Lithuanian Ministry of Justice seeks to remove the requirement to adopt the law on gender reassignment from the Civil Code

Lithuanian Ministry of Justice seeks to remove the requirement to adopt the law on gender reassignment from the Civil Code
Lithuanian Minister of Justice Juozas Bernatonis has suggested deleting from the Civil Code the requirement to envisage gender reassignment procedure by law. On 26 March 2013 the Parliament approved the relevant amendment for deliberation. It will now go to parliamentary committees.
Under the amendment, the Civil Code should contain the provision that „an unmarried adult person has the right to change his sex medically“, but should no longer stipulate that conditions and procedures of gender reassignment should be regulated by a separate law.
The Minister of Justice Juozas Bernatonis, who presented the draft amendment before the Parliament, said this would implement the judgment of the European Court of Human Rights (ECtHR) in L. v. Lithuania case, which put Lithuania under the obligation of adopting the Law on Gender Reassignment and pay compensation for the applicant. Lithuania has been lacking political will for the law.
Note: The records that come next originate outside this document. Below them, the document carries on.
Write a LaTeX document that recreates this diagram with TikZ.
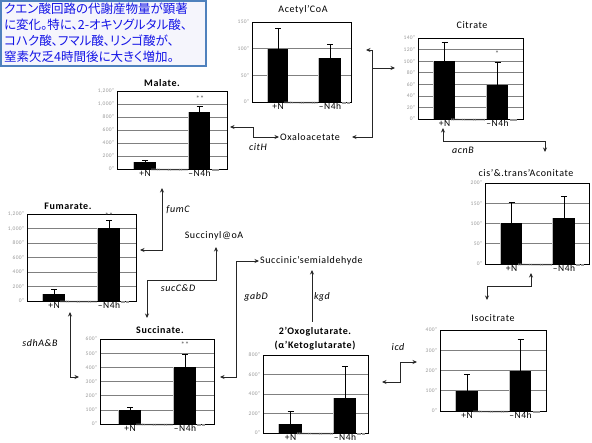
\documentclass[tikz,border=0pt]{standalone}
\usepackage{fontspec}
\setmainfont[LetterSpace=6]{Carlito}
\newfontfamily\jpfont[RawFeature=+palt]{Noto Sans CJK JP}
\usetikzlibrary{arrows.meta}
\pgfkeys{/pgf/number format/.cd, assume math mode=true, 1000 sep={,}}

\definecolor{rahmenblau}{RGB}{79,129,189}
\definecolor{textblau}{RGB}{20,20,230}
\definecolor{kastenfuell}{RGB}{245,245,252}

\tikzset{
    titel/.style={font=\fontsize{10}{11}\selectfont, inner sep=1pt},
    titelfett/.style={font=\fontsize{10}{11}\selectfont\bfseries, inner sep=1pt},
    gen/.style={font=\fontsize{10}{11}\selectfont\itshape, inner sep=1pt},
    achse/.style={font=\fontsize{5.5}{6}\selectfont, text=black!40, anchor=east, inner sep=0.5pt},
    xlabel/.style={font=\fontsize{9.5}{10}\selectfont, anchor=north, inner sep=0.8pt},
    gitter/.style={draw=black!50, line width=0.5pt},
    rahmen/.style={draw=black, line width=0.9pt},
    fehler/.style={draw=black, line width=0.7pt},
    fueller/.style={draw=black!40, line width=2.2pt, dash pattern=on 0.35pt off 0.75pt},
    stern/.style={font=\fontsize{8}{8}\selectfont, text=black!65, inner sep=0pt},
    pfeil/.style={draw=black!85, line width=0.8pt},
    infokasten/.style={draw=rahmenblau, line width=2pt, fill=kastenfuell},
    infotext/.style={font=\jpfont\fontsize{12.5}{15.8}\selectfont, text=textblau, align=left, inner sep=0pt}
}

% Balkendiagramm: #1 Name, #2/#3 linke untere Ecke, #4 Breite, #5 Hoehe,
% #6 ymax, #7 Schritt, #8 Balken (von/bis/Wert/Fehler/Beschriftung)
\newcommand{\diagramm}[8]{%
    \begin{scope}[shift={(#2,#3)}, yscale={-#5/#6}]
        \foreach \v in {0,#7,...,#6}{
            \draw[gitter] (0,\v) -- (#4,\v);
            \node[achse] at (-2,\v) {\pgfmathprintnumber{\v}"};
        }
        \foreach \xa/\xb/\wert/\fehl/\lab [count=\i] in {#8}{
            \fill[black!25] (\xa-1.5,0) rectangle (\xa,\wert);
            \fill (\xa,0) rectangle (\xb,\wert);
            \draw[fehler] ({(\xa+\xb)/2},\wert) -- ({(\xa+\xb)/2},\fehl);
            \draw[fehler] ({(\xa+\xb)/2-3},\fehl) -- ({(\xa+\xb)/2+3},\fehl);
            \node[xlabel] (#1-x\i) at ({(\xa+\xb)/2},0) {\lab};
        }
        \draw[rahmen] (0,0) rectangle (#4,#6);
    \end{scope}
    \draw[fueller] ([yshift=3.5pt]#1-x1.east) -- ([yshift=3.5pt]#1-x2.west);
    \draw[fueller] ([yshift=3.5pt]#1-x2.east) -- ++(7,0);
}

\begin{document}
\begin{tikzpicture}[x=1pt, y=-1pt, >={Stealth[length=4.5pt, width=4pt]}]
\useasboundingbox (0,0) rectangle (592,443);

% Hinweis oben links
\draw[infokasten] (1,1) rectangle (206,66);
\node[infotext, anchor=north west] (info) at (4,3) {クエン酸回路の代謝産物量が顕著\\に変化。特に、2-オキソグルタル酸、\\コハク酸、フマル酸、リンゴ酸が、\\窒素欠乏4時間後に大きく増加。};

% Diagramme
\diagramm{acoa}{252}{102}{99}{80}{150}{50}{16/36/100/139/+N, 67/89/83/108/–N4h}
\diagramm{cit}{418}{119}{105}{81}{140}{20}{16/37/100/132/+N, 69/90/58/98/–N4h}
\diagramm{mal}{117}{169}{110}{78}{1200}{200}{17/39/100/140/+N, 72/93/870/960/–N4h}
\diagramm{fum}{27}{301}{109}{87}{1200}{200}{16/38/100/160/+N, 71/93/1010/1110/–N4h}
\diagramm{acn}{485}{264}{104}{81}{200}{50}{16/37/100/152/+N, 68/90/113/168/–N4h}
\diagramm{icit}{440}{411}{106}{81}{400}{100}{16/38/100/183/+N, 70/91/197/355/–N4h}
\diagramm{suc}{100}{424}{114}{85}{600}{100}{19/41/100/120/+N, 74/96/400/495/–N4h}
\diagramm{oxg}{263}{433}{105}{78}{800}{200}{16/39/90/220/+N, 71/93/360/680/–N4h}

% Titel
\node[titel] (acoa-t) at (303,10) {Acetyl'CoA};
\node[titel] (cit-t) at (472,25) {Citrate};
\node[titelfett] (mal-t) at (162,83) {Malate.};
\node[titelfett] (fum-t) at (68,206) {Fumarate.};
\node[titel] (acn-t) at (526,173) {cis'\&.trans'Aconitate};
\node[titel] (icit-t) at (493,318) {Isocitrate};
\node[titelfett] (suc-t) at (160,330) {Succinate.};
\node[titelfett] (oxg-t) at (315,332) {2'Oxoglutarate.};
\node[titelfett] (oxg-t2) at (315,346) {(α'Ketoglutarate)};

% Sterne
\node[stern] (mal-s) at (200,99) {**};
\node[stern] (cit-s) at (497,54) {*};
\node[stern] (fum-s) at (109,216) {**};
\node[stern] (suc-s) at (185,345) {**};

% Stoffe ohne Diagramm
\node[titel, anchor=west] (oxa) at (279,137) {Oxaloacetate};
\node[titel] (sucoa) at (214,236) {Succinyl@oA};
\node[titel, anchor=west] (ssa) at (259,261) {Succinic'semialdehyde};

% Enzyme
\node[gen] (g-cith) at (258,147) {citH};
\node[gen] (g-acnb) at (463,150) {acnB};
\node[gen] (g-fumc) at (178,210) {fumC};
\node[gen] (g-succd) at (178,288) {sucC\&D};
\node[gen] (g-gabd) at (256,297) {gabD};
\node[gen] (g-kgd) at (322,297) {kgd};
\node[gen] (g-sdhab) at (40,343) {sdhA\&B};
\node[gen] (g-icd) at (398,347) {icd};

% Pfeilenden
\coordinate (malR) at (230,127);
\coordinate (acoaR) at (366,50);
\coordinate (oxaR) at (352,137);
\coordinate (knoten) at (372,68);
\coordinate (citL) at (395,68);
\coordinate (citU) at (443,128);
\coordinate (acnO) at (545,152);
\coordinate (acnU) at (531,273);
\coordinate (icitO) at (487,300);
\coordinate (oxgR) at (382,382);
\coordinate (icitL) at (417,362);
\coordinate (oxgO) at (312,322);
\coordinate (ssaU) at (312,270);
\coordinate (sucR) at (220,377);
\coordinate (sucoaU) at (216,247);
\coordinate (sucO) at (147,318);
\coordinate (fumR) at (140,250);
\coordinate (malU) at (162,188);
\coordinate (fumU) at (70,312);
\coordinate (sucL) at (79,377);

% Pfeile
\draw[pfeil, <->] (malR) -- ++(23,0) |- (oxa.west);
\draw[pfeil, ->] (knoten) -- (citL);
\draw[pfeil, ->] (knoten) |- (acoaR);
\draw[pfeil, ->] (knoten) |- (oxaR);
\draw[pfeil, <->] (citU) -- ++(0,13) -| (acnO);
\draw[pfeil, <->] (acnU) -- ++(0,13) -| (icitO);
\draw[pfeil, <->] (oxgR) -- ++(18,0) |- (icitL);
\draw[pfeil, ->] (oxgO) -- (ssaU);
\draw[pfeil, <->] (sucR) -- ++(16,0) |- (ssa.west);
\draw[pfeil, <->] (sucO) |- ++(69,-38) -- (sucoaU);
\draw[pfeil, <->] (fumR) -| (malU);
\draw[pfeil, <->] (fumU) |- (sucL);

\end{tikzpicture}
\end{document}
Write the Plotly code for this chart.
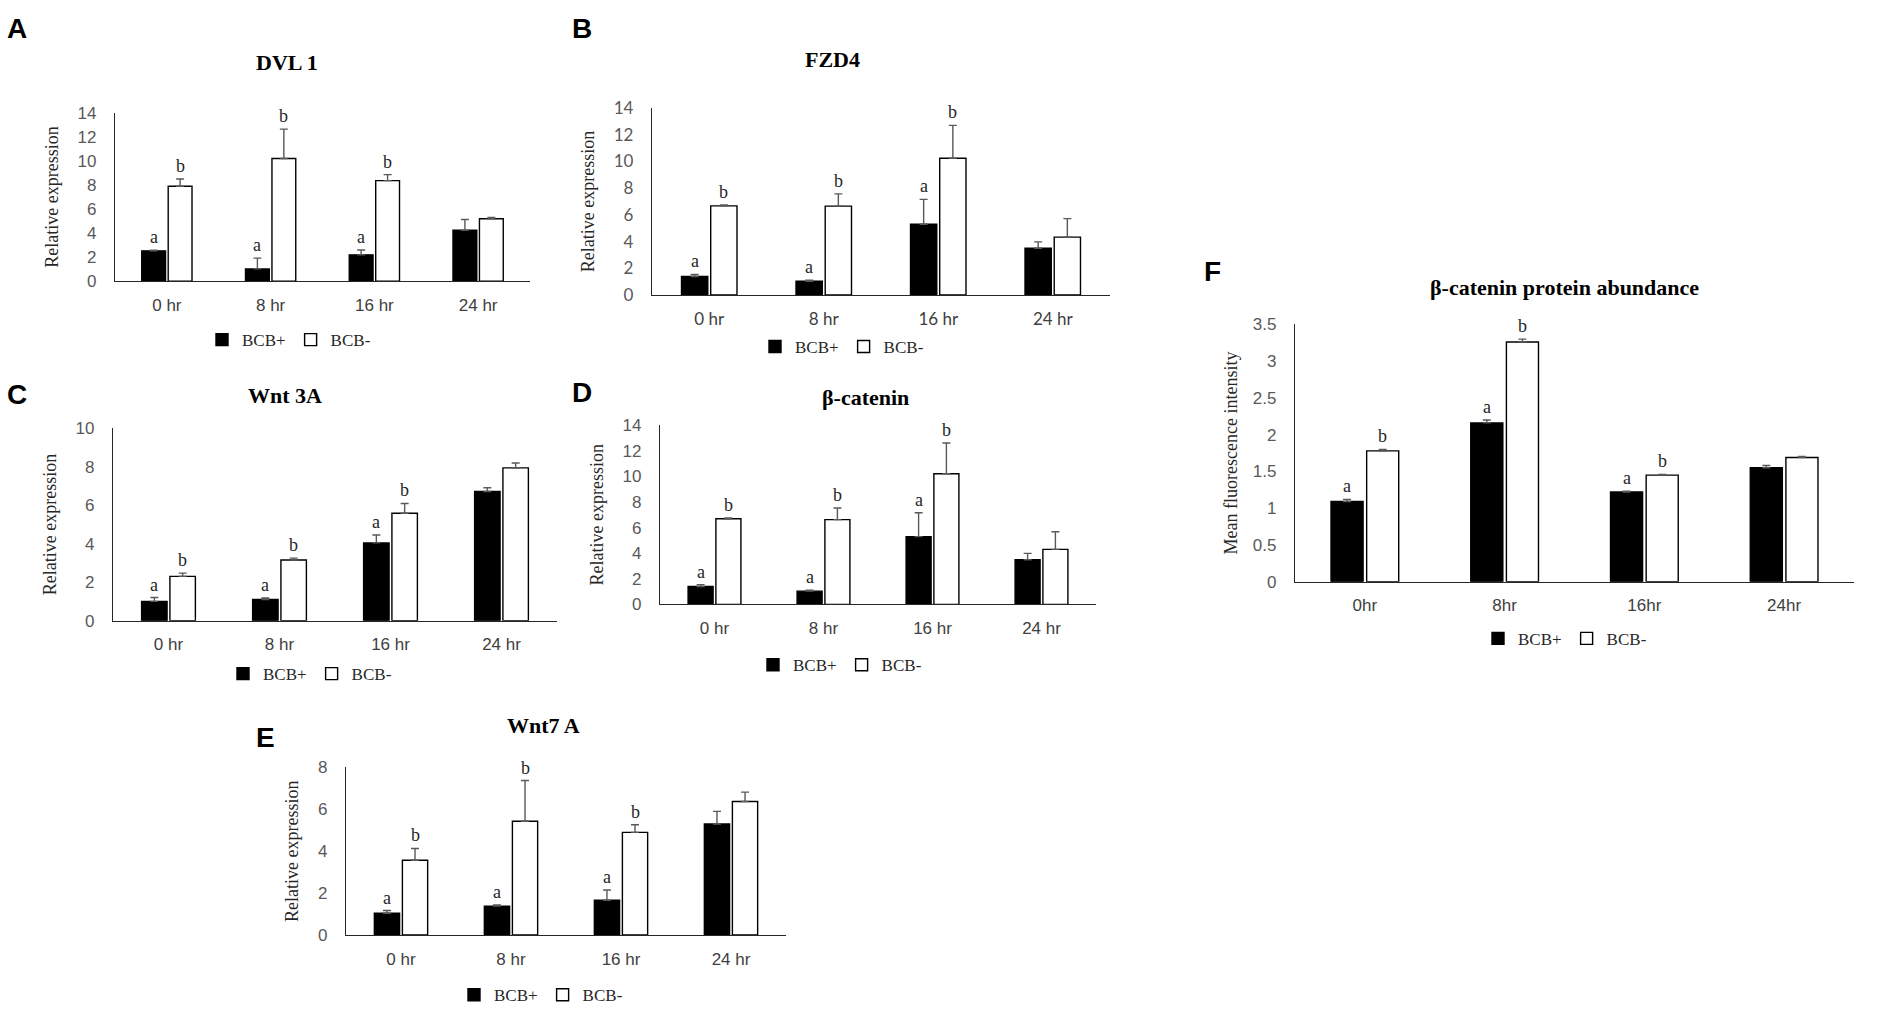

LGL is of a position that the proposed legal solution is contrary to the requirement in the above indicated judgment to adopt general measures with the view of preventing violations similar to those found by the Court. The removal of the requirement to envisage gender reassignment conditions and procedures by law from the Civil Code would not only violate the principle of legal certainty, but would also place transsexual individuals in the legal limbo, thus fully blocking the possibilities of establishing a quick, transparent and accessible gender reassignment procedure in Lithuania.